26 Jun

The Myth of “Likes” and “Follows” and Other New Insights

By: Kasi Detmer, Account Associate

As Cincinnati marketing professionals, we like to stay informed of new studies relating to our field. A new study by 140 Proof and digital think tank IPG Media is now offering new insight into the way that social media users interact with brands on these platforms.

The main takeaway of this study is the idea of “social hygiene,” which is the process of continuously editing social media platforms to keep the incoming information relevant to the user. Users do not simply continue to add more and more Likes of brands, but will edit these as interests change so that they are receiving the information that they want.

What does this mean for marketers? Is it possible that a brand can reach a plateau and Likes and Follow numbers will remain constant as some users leave and some new users are gained? This could be especially relevant to brands that relate to a specific finite time period in a person’s life or a specific age. For example, a baby brand would lose followers as parents’ children get older, but new parents can be expected to begin interacting with the brand.

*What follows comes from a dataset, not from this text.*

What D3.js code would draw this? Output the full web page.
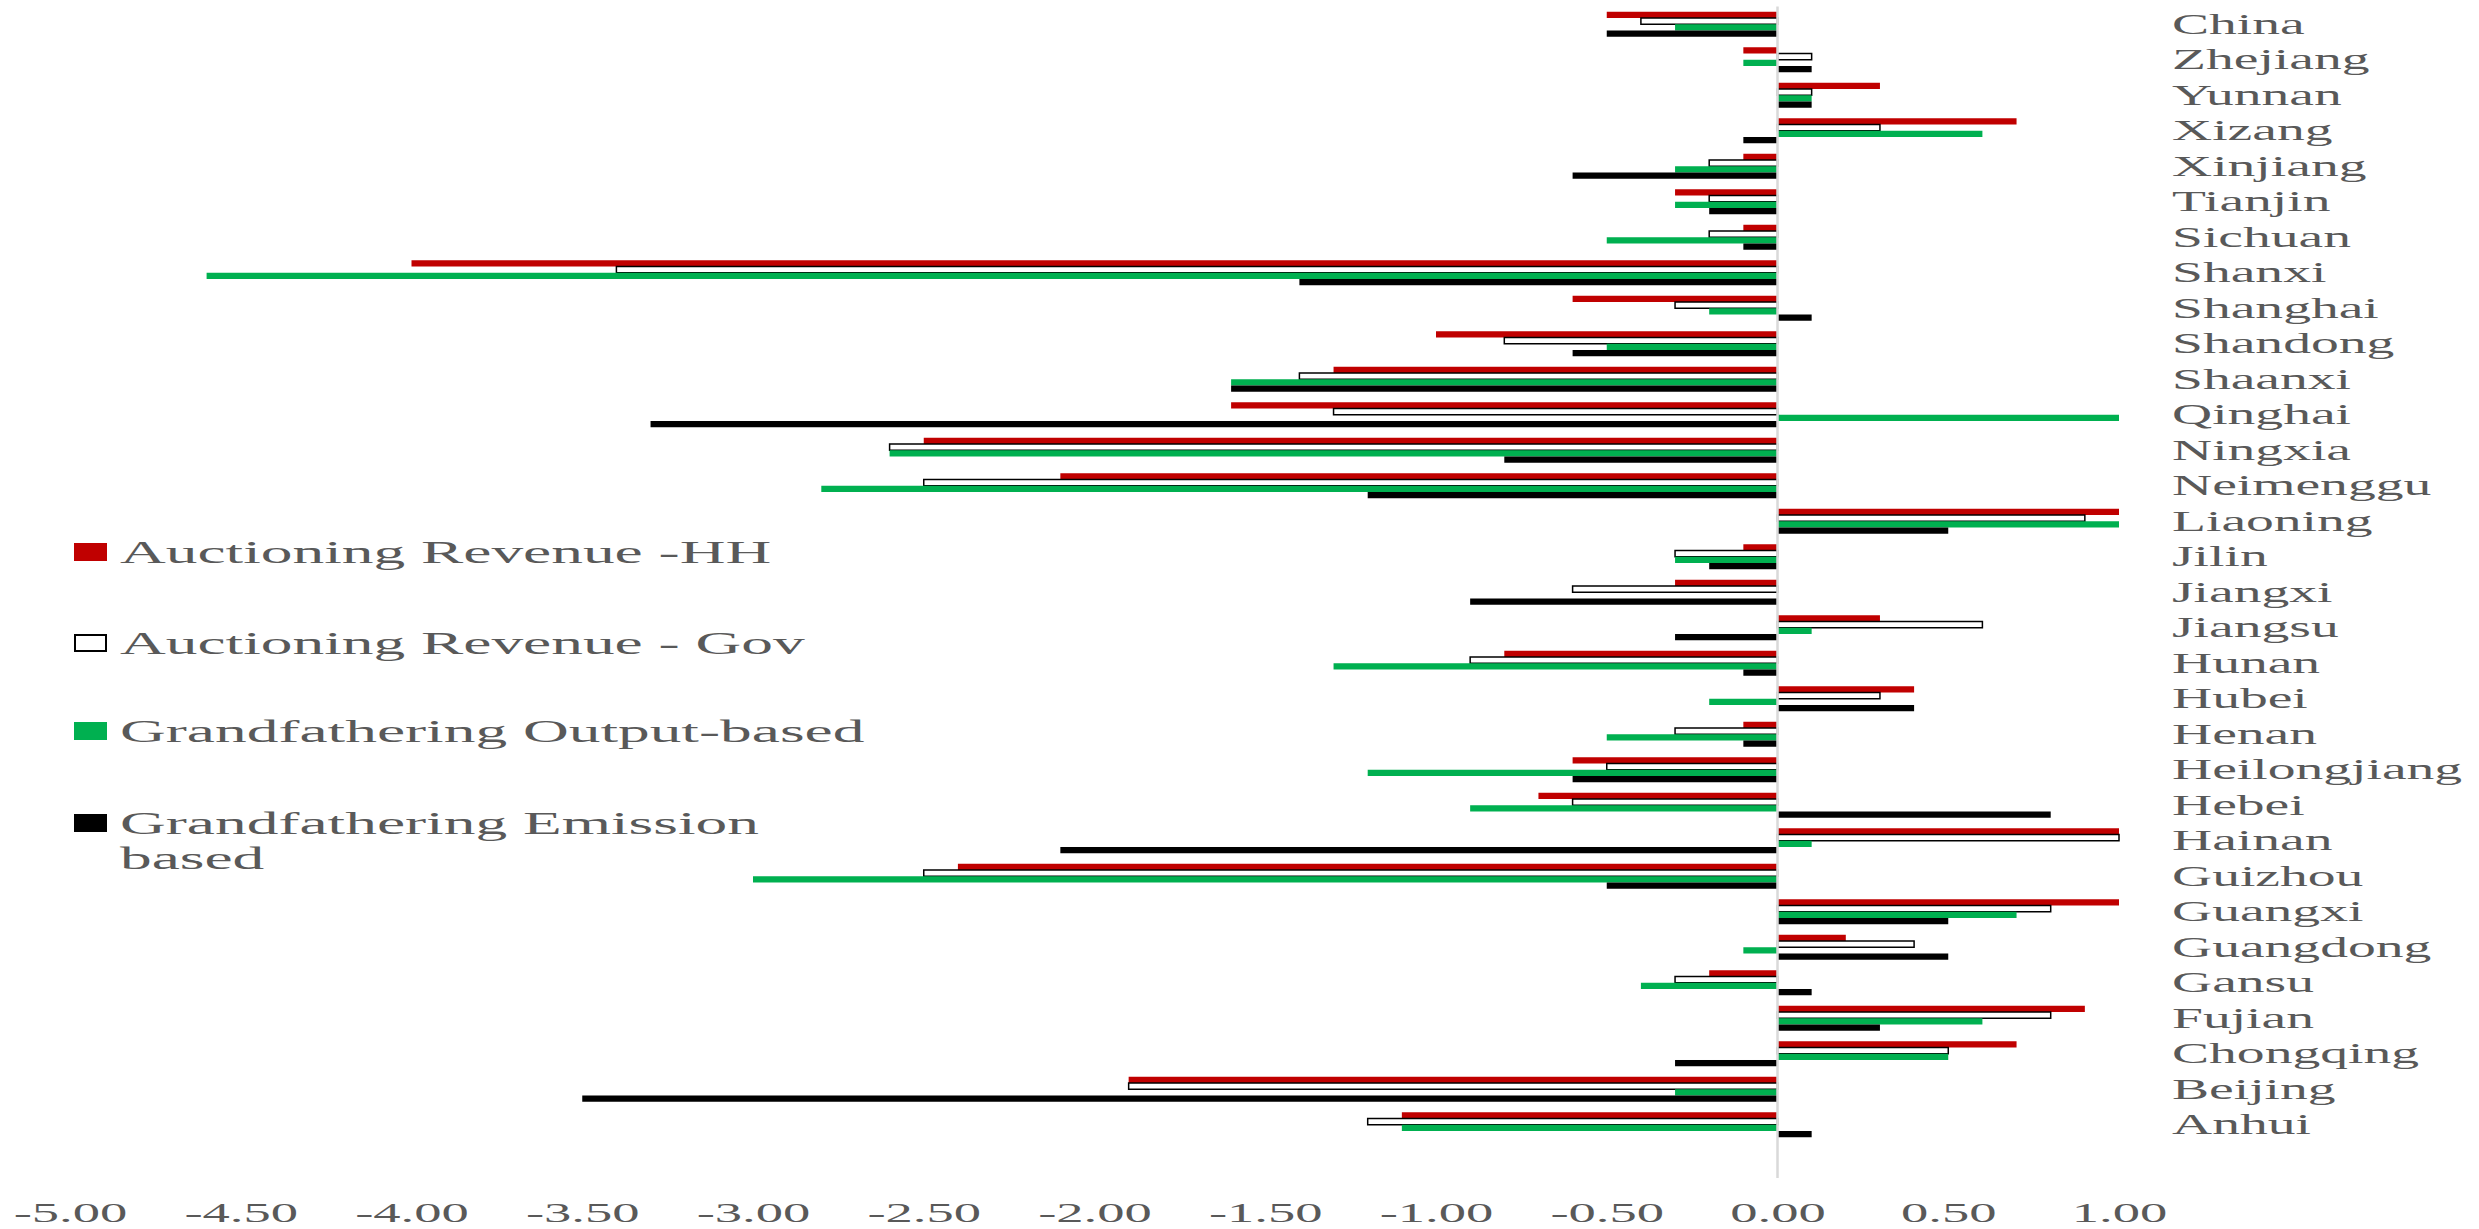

In addition to new insight on Likes and Follows, the study offers more insight into how marketers should be interacting with social media users. Although this next point is not a surprise it is nice to see it quantified. Social media users utilize different social media platforms for different interests. Twitter is going to be of higher use for celebrities and entertainment, while Pinterest is going to be used more for home décor and hobbies. Because of this it is important to view customers across a variety of social media platforms to gain a greater understanding of interests and activity. Marketers should focus on users’ wide range of interests and create messaging that relates to these users across a variety of social platforms.

Social media should also be of a larger focus for advertising. Many respondents of the study indicated that they prefer seeing ads relating to their personal interests, and social media is a better indicator of personal interests than, say, demographics or browsing behavior. Better targeted ads means more effective advertising.

In addition to not placing complete conviction in the measure of infinitely increasing Likes and Follows, this study also adds new emphasis to the idea that customers must be viewed across many social media platforms to gain a better understanding of who they are and how to create relevant messaging.